WRITTEN INSTRUCTION -> Repeat the material exactly from its first line to the line that includes "scalings = ['0.1', '0.32', '1', '3.2', '10']". Skip pictures.

MATERIAL PROVIDED ->
┌──

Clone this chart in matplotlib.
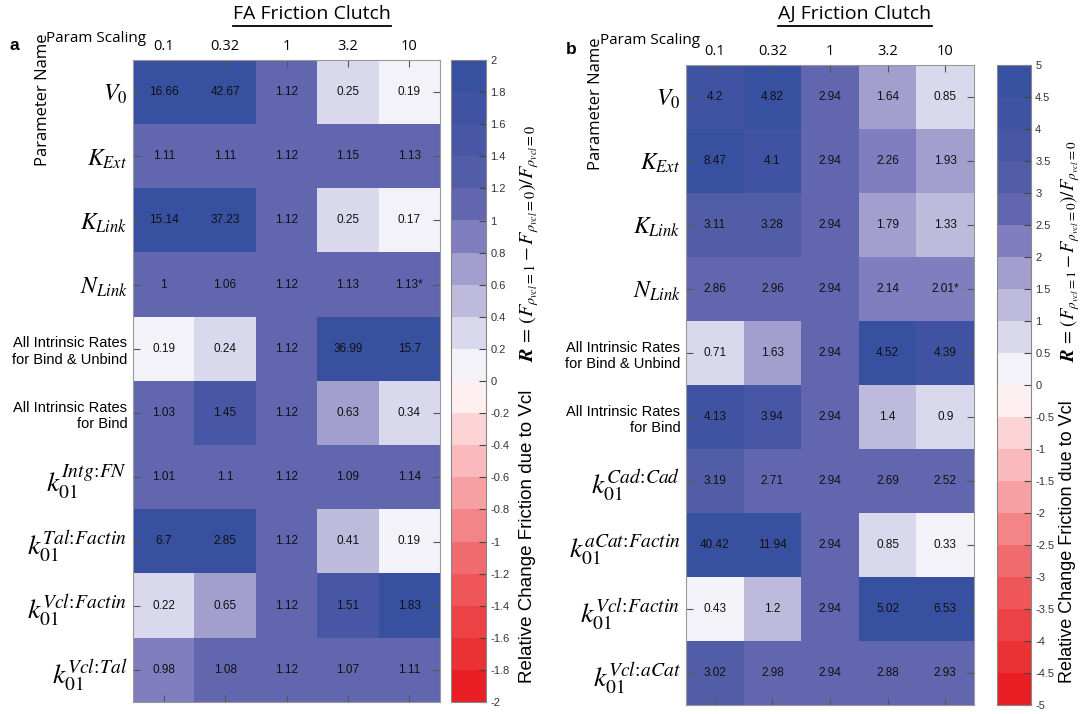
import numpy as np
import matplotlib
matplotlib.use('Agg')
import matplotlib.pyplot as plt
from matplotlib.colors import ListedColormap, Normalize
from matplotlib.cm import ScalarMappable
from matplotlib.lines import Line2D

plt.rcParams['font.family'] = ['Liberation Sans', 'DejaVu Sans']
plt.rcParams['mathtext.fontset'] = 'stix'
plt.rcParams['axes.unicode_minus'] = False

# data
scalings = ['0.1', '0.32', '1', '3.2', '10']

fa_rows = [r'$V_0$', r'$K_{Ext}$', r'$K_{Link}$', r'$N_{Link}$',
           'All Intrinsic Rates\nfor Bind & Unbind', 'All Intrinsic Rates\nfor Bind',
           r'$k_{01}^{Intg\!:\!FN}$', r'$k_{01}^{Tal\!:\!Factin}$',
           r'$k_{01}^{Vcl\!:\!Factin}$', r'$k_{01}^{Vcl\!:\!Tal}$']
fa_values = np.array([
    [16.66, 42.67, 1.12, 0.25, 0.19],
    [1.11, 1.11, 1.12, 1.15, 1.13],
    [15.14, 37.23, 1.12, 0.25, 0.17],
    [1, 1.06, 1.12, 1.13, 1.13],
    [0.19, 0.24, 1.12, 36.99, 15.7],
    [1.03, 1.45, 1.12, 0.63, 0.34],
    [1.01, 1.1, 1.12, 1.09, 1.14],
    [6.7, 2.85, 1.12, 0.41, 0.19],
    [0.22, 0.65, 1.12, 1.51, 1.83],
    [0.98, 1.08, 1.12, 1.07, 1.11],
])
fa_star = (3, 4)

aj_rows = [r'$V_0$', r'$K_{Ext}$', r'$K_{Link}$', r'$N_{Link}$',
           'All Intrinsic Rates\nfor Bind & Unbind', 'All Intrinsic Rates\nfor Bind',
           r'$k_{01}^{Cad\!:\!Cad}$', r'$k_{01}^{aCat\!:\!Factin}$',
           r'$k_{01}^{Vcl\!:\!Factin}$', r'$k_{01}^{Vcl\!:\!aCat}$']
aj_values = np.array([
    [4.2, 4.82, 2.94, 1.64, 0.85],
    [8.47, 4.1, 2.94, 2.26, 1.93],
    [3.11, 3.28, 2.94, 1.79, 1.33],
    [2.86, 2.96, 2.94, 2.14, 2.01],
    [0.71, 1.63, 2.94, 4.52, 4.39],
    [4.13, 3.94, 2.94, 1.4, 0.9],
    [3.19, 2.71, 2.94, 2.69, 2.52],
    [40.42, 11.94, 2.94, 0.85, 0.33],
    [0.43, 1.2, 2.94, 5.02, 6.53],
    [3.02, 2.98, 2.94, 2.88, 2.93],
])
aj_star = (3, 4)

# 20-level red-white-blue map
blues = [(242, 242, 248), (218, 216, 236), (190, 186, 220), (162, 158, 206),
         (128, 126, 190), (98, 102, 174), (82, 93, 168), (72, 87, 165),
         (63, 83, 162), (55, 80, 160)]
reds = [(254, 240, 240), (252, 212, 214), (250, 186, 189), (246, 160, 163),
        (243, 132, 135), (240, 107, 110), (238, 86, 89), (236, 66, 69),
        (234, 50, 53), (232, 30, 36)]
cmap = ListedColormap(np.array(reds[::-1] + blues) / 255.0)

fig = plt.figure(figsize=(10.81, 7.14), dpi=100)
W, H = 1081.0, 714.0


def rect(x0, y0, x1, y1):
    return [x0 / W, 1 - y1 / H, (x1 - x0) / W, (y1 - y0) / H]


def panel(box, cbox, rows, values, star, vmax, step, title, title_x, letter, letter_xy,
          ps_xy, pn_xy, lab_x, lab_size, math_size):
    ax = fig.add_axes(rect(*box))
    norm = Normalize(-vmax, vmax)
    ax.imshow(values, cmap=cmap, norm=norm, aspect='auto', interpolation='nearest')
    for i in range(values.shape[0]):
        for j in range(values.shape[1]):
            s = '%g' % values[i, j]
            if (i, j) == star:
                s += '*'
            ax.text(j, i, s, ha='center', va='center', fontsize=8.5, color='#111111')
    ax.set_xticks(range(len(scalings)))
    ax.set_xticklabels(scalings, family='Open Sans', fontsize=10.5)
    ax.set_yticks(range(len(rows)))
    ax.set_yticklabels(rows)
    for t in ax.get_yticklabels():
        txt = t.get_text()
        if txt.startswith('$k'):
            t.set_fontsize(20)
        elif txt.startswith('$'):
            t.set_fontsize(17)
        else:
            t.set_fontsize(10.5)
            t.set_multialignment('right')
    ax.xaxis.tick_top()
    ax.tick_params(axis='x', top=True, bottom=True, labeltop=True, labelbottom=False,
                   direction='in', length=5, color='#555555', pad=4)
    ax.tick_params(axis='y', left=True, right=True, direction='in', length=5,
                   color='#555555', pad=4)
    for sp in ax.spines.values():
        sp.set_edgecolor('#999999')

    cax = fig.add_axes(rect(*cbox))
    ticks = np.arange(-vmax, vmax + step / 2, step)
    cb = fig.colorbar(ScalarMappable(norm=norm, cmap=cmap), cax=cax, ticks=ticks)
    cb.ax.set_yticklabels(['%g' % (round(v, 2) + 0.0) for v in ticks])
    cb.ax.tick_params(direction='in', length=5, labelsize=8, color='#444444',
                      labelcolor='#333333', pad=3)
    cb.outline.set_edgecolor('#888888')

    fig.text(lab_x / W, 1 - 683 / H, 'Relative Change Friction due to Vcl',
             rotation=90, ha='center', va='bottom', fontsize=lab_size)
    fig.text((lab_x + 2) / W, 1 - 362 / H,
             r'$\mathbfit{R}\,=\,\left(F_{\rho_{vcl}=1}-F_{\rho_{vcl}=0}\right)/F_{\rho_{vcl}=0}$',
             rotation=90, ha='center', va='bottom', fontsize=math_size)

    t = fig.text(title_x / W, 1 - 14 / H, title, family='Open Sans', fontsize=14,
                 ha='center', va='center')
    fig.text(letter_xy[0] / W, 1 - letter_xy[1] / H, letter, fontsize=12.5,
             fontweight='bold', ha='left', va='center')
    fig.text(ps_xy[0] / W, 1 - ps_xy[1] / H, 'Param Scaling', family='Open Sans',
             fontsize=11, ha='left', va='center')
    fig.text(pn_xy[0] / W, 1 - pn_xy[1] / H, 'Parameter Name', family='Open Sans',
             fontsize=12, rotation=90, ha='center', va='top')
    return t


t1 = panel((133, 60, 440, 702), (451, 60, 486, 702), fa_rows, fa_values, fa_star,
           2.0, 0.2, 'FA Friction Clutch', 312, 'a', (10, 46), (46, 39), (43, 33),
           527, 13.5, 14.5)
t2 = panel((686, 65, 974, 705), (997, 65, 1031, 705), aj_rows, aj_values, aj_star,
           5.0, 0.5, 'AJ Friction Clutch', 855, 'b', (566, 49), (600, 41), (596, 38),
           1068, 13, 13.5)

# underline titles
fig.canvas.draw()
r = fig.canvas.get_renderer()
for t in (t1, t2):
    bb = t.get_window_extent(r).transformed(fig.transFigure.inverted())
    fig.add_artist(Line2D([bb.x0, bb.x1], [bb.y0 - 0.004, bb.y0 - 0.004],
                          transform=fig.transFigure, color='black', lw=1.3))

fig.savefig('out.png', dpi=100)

└──

IN RESPONSE ->
Clone this chart in matplotlib.
import numpy as np
import matplotlib
matplotlib.use('Agg')
import matplotlib.pyplot as plt
from matplotlib.colors import ListedColormap, Normalize
from matplotlib.cm import ScalarMappable
from matplotlib.lines import Line2D

plt.rcParams['font.family'] = ['Liberation Sans', 'DejaVu Sans']
plt.rcParams['mathtext.fontset'] = 'stix'
plt.rcParams['axes.unicode_minus'] = False

# data
scalings = ['0.1', '0.32', '1', '3.2', '10']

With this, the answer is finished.